Set problem:
Repeat exactly the lines from the line with "Clone this chart in seaborn and matplotlib." to the line with "colors = [blue, green]", including both, and leave out any pictures.

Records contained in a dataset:
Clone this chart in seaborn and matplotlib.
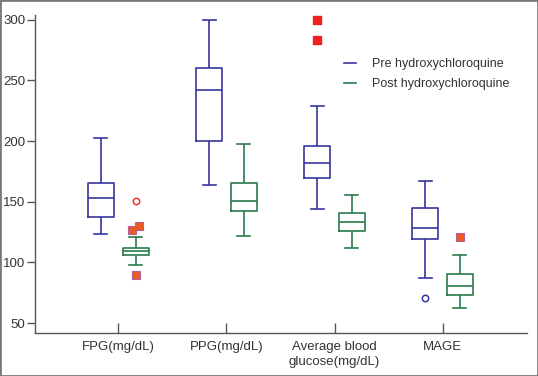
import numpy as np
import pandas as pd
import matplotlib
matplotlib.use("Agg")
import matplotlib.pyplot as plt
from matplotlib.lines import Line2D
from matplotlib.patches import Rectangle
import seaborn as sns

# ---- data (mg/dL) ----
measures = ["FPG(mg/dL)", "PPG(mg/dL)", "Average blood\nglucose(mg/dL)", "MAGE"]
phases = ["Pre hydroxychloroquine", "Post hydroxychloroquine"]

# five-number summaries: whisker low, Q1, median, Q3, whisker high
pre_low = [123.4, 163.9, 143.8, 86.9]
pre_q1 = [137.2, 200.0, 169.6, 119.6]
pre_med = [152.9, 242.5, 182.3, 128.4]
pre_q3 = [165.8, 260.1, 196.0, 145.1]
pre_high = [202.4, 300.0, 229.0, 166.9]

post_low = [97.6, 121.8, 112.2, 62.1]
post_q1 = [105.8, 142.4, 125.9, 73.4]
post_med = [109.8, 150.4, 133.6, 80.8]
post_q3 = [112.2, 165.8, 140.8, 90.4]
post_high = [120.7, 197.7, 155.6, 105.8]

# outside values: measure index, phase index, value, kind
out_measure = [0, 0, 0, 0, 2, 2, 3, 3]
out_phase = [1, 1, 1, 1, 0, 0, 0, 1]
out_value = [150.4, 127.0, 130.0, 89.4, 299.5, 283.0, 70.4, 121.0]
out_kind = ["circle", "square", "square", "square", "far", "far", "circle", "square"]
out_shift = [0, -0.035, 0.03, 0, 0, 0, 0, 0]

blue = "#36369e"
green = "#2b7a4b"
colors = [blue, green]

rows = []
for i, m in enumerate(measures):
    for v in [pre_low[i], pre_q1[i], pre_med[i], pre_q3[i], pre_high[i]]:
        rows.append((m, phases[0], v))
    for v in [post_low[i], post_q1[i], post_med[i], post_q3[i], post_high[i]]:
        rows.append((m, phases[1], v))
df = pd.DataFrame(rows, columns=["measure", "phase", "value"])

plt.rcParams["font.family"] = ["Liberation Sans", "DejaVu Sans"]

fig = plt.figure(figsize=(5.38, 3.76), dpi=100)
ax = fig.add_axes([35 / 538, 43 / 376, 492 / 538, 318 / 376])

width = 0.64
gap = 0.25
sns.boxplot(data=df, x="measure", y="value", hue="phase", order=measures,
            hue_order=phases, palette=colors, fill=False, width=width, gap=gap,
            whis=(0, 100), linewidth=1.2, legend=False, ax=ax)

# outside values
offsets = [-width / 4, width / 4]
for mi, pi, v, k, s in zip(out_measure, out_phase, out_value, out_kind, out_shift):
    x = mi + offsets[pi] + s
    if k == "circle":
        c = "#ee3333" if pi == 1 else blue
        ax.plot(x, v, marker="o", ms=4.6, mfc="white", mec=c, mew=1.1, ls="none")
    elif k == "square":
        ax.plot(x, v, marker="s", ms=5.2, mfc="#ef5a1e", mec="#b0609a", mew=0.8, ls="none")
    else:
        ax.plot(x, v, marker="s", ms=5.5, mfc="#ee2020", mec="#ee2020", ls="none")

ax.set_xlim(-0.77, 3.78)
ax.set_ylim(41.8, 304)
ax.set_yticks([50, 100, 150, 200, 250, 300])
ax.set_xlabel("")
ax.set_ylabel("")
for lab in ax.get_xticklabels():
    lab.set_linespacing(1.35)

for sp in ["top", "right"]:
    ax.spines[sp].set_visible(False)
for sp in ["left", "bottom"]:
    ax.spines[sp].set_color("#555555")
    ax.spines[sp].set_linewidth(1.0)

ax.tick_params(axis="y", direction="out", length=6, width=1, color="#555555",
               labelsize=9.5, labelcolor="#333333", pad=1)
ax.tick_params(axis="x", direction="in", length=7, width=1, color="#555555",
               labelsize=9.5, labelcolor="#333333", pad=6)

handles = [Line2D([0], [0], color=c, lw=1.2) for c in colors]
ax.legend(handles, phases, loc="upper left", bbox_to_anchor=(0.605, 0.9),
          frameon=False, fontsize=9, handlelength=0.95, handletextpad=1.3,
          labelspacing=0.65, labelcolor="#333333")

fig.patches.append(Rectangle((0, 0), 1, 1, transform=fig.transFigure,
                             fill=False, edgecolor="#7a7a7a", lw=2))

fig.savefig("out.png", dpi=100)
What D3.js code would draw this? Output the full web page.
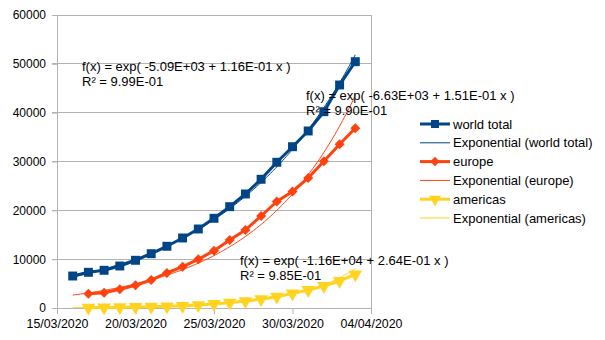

--

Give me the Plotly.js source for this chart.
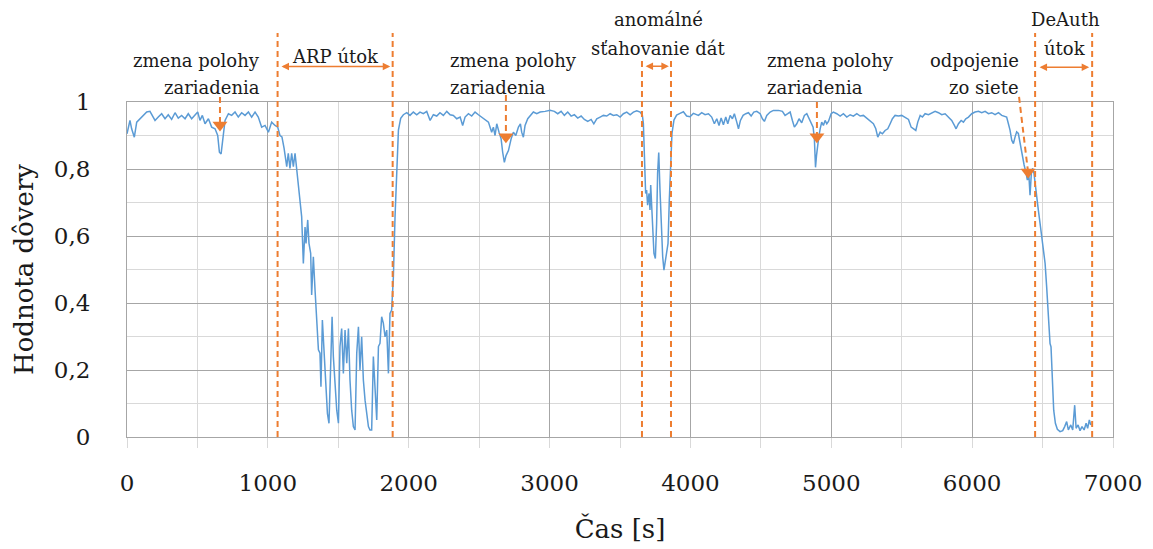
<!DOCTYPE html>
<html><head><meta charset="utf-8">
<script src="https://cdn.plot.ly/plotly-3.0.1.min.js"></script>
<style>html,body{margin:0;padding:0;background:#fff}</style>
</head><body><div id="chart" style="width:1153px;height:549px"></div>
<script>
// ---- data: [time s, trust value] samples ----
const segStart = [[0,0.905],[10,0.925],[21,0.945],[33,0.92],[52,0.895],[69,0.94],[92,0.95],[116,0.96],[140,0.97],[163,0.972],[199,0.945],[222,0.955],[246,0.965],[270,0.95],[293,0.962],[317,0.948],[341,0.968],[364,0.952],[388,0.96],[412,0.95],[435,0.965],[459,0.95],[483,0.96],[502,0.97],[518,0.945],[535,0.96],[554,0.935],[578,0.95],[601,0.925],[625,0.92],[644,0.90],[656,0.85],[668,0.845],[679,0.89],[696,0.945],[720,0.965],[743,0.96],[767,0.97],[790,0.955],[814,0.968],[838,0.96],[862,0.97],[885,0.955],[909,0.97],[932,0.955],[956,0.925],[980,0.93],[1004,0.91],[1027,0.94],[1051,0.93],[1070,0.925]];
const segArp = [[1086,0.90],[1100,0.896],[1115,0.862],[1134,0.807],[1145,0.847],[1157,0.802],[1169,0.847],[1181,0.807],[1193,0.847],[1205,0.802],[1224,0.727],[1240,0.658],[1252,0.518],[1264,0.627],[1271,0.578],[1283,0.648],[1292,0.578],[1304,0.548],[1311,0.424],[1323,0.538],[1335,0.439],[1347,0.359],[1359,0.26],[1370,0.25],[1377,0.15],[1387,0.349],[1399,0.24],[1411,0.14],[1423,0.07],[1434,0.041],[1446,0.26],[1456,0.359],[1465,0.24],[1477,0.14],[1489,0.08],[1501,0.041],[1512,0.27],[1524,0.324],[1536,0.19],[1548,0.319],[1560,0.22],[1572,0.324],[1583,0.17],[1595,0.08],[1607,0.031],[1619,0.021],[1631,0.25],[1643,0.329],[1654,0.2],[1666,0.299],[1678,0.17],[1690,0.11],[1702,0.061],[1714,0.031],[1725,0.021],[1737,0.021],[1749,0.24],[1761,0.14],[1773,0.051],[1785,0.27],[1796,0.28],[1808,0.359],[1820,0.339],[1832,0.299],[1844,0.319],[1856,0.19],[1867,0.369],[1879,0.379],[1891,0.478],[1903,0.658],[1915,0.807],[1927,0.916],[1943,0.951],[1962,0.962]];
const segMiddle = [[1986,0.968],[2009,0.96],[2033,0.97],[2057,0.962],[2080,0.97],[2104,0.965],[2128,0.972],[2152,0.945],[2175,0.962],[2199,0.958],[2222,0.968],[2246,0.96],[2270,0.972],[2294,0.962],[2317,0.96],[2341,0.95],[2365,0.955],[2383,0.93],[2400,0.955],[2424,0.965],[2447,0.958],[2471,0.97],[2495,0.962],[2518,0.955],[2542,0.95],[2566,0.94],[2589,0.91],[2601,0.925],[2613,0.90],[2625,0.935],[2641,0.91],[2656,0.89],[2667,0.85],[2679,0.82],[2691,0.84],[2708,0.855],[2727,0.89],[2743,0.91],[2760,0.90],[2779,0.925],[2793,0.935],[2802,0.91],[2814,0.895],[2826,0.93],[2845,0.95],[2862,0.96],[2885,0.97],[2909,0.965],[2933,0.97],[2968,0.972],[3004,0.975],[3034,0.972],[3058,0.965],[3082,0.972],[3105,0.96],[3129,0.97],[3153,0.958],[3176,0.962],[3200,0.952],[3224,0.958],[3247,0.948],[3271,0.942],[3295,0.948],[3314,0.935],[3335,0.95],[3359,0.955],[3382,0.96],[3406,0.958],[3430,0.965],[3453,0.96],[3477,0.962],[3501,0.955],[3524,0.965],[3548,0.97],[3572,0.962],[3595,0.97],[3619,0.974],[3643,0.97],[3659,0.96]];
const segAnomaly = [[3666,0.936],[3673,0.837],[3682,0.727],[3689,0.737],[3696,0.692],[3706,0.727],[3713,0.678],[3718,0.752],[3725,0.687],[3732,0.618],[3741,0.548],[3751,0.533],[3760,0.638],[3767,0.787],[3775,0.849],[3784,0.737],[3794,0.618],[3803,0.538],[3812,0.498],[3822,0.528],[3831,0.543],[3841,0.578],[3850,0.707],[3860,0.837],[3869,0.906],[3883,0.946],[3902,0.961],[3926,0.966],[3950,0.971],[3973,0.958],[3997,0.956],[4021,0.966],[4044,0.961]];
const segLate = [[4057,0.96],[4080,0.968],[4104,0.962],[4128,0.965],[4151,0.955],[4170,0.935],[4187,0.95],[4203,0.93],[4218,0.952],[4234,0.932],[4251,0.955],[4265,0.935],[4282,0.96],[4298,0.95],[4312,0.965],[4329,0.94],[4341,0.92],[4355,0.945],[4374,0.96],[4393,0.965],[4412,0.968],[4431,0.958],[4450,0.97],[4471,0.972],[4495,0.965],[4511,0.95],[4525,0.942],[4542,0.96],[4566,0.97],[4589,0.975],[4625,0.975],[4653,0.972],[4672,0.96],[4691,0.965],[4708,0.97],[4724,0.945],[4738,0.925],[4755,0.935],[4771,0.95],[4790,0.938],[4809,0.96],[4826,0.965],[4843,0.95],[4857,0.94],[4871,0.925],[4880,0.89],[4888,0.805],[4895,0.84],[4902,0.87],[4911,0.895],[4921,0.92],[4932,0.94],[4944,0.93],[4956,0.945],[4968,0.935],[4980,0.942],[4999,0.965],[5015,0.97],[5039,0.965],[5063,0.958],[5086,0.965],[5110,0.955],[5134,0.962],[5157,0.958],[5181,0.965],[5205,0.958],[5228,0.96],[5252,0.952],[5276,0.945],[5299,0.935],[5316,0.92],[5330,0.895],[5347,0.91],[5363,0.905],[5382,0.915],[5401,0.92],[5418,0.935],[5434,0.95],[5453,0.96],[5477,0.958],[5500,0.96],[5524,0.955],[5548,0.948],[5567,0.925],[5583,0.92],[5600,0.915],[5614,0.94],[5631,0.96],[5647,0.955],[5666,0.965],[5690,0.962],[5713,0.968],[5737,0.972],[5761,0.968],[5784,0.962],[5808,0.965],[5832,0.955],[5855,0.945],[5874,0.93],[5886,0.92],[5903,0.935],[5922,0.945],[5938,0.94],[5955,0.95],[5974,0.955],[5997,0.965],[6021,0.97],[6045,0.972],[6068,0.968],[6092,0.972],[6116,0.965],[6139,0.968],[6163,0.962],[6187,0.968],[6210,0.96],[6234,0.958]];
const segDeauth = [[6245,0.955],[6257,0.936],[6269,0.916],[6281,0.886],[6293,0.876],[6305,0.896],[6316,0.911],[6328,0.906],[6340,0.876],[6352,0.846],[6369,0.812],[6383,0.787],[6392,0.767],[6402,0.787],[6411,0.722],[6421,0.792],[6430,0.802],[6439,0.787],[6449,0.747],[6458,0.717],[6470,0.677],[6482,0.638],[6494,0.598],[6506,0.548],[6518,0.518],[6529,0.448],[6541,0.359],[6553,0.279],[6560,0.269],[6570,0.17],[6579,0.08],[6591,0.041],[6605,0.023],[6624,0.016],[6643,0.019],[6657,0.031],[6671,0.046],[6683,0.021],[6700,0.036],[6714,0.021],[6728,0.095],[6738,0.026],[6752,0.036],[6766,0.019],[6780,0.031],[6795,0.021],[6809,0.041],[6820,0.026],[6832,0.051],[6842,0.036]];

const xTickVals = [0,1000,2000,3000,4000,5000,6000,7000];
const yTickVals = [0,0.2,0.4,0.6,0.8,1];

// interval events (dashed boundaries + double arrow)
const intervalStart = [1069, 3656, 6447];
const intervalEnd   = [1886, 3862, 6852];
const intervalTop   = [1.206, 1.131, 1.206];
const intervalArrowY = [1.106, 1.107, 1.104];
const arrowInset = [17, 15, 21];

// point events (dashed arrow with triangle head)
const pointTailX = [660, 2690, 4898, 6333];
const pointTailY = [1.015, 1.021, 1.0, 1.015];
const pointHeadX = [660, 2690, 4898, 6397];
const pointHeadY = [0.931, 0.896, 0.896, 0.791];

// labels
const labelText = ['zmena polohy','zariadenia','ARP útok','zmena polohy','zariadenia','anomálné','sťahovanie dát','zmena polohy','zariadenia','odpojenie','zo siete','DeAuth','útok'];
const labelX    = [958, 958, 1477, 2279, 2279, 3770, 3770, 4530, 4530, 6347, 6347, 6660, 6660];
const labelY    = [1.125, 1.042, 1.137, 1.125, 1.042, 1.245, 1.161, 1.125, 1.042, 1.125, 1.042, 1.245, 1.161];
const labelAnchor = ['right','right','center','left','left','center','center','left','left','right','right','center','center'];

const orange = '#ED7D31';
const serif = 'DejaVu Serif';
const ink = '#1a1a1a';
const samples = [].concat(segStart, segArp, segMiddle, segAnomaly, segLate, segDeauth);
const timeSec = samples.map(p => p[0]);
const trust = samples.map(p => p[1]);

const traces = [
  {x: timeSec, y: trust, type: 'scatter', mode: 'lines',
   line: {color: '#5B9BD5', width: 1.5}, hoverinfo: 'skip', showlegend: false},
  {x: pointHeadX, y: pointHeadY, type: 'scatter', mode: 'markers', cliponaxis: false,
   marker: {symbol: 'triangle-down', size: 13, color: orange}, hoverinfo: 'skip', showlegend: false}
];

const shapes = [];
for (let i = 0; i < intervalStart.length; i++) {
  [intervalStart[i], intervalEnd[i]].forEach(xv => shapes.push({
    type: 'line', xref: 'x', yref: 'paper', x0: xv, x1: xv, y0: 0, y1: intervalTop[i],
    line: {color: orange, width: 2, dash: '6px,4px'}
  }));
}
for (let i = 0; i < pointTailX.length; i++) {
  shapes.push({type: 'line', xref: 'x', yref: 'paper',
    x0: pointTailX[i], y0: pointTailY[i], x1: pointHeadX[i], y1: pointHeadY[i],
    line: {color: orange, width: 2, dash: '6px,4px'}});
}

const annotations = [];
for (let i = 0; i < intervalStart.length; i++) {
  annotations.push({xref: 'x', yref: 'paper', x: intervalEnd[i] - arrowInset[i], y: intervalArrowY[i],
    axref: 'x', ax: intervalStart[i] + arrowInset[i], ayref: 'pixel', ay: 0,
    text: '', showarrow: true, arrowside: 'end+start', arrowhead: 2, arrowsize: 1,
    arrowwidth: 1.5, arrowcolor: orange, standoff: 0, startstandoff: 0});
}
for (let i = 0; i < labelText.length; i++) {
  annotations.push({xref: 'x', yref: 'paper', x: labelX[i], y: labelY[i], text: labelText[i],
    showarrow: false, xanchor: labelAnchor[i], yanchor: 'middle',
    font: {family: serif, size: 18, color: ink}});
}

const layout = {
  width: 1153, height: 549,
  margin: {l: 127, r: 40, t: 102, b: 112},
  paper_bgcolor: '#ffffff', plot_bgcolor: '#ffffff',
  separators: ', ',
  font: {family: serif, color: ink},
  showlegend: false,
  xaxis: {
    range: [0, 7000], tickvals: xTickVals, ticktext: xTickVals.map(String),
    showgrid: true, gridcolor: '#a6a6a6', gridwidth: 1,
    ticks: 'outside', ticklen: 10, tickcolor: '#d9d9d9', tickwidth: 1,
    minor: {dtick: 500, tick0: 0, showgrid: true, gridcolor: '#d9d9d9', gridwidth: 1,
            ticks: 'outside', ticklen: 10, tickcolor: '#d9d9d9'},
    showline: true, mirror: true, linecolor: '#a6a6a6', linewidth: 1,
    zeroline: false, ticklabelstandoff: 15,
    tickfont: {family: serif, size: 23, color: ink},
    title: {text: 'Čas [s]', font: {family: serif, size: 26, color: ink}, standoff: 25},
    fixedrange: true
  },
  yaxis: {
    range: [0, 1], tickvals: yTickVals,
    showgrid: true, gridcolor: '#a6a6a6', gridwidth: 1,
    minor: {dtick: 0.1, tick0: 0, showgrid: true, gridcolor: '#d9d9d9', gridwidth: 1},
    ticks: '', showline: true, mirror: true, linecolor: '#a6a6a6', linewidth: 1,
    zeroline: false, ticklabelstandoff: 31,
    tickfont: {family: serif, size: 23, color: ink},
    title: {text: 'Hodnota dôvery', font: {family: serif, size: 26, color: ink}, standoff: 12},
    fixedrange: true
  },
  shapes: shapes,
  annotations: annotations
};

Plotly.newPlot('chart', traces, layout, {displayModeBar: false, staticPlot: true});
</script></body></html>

Result of this task:
Clone this chart in seaborn and matplotlib.
import numpy as np
import pandas as pd
import matplotlib
matplotlib.use("Agg")
import matplotlib.pyplot as plt
from matplotlib.lines import Line2D
from matplotlib.patches import Rectangle
import seaborn as sns

# ---- data (mg/dL) ----
measures = ["FPG(mg/dL)", "PPG(mg/dL)", "Average blood\nglucose(mg/dL)", "MAGE"]
phases = ["Pre hydroxychloroquine", "Post hydroxychloroquine"]

# five-number summaries: whisker low, Q1, median, Q3, whisker high
pre_low = [123.4, 163.9, 143.8, 86.9]
pre_q1 = [137.2, 200.0, 169.6, 119.6]
pre_med = [152.9, 242.5, 182.3, 128.4]
pre_q3 = [165.8, 260.1, 196.0, 145.1]
pre_high = [202.4, 300.0, 229.0, 166.9]

post_low = [97.6, 121.8, 112.2, 62.1]
post_q1 = [105.8, 142.4, 125.9, 73.4]
post_med = [109.8, 150.4, 133.6, 80.8]
post_q3 = [112.2, 165.8, 140.8, 90.4]
post_high = [120.7, 197.7, 155.6, 105.8]

# outside values: measure index, phase index, value, kind
out_measure = [0, 0, 0, 0, 2, 2, 3, 3]
out_phase = [1, 1, 1, 1, 0, 0, 0, 1]
out_value = [150.4, 127.0, 130.0, 89.4, 299.5, 283.0, 70.4, 121.0]
out_kind = ["circle", "square", "square", "square", "far", "far", "circle", "square"]
out_shift = [0, -0.035, 0.03, 0, 0, 0, 0, 0]

blue = "#36369e"
green = "#2b7a4b"
colors = [blue, green]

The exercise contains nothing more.